The pieces are designed to work across everyday settings. Individually, they function as trays or bowls for serving, storage, or display — on a kitchen island, dining table, sideboard, or countertop. In combination, they create layered compositions where larger trays define a surface and smaller bowls settle into the cut-outs, offering dedicated spaces for utensils, oils, condiments, food storage, or the objects that tend to gather in daily life.
The cut-away geometry allows the elements to slide into one another without locking them into a fixed layout. This makes the system flexible and personal — easy to rearrange, separate, or expand depending on context and need. A single piece can act as a quiet serving tray, while the full composition becomes a sculptural centerpiece with practical purpose.

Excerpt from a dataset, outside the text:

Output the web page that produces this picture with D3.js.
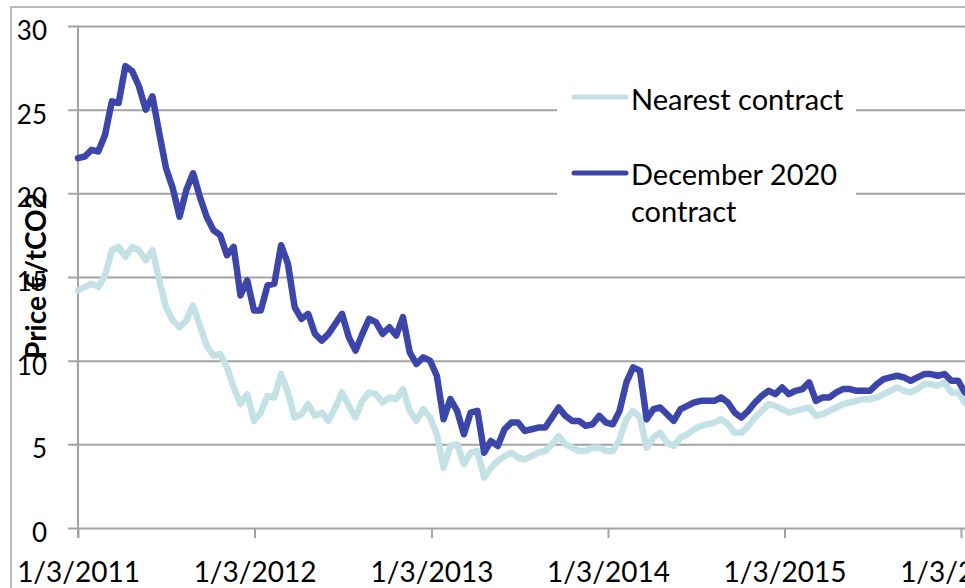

Material choices are intentionally open at this stage, allowing the concept to translate into anything from matte ceramics to lacquered metal or molded composites. What remains constant is the balance between function and form — where mathematical proportion supports usability, and everyday use gives meaning to the geometry.
This is a study in how structure can feel soft, how storage can become spatial, and how functional objects can quietly shape the atmosphere of a room.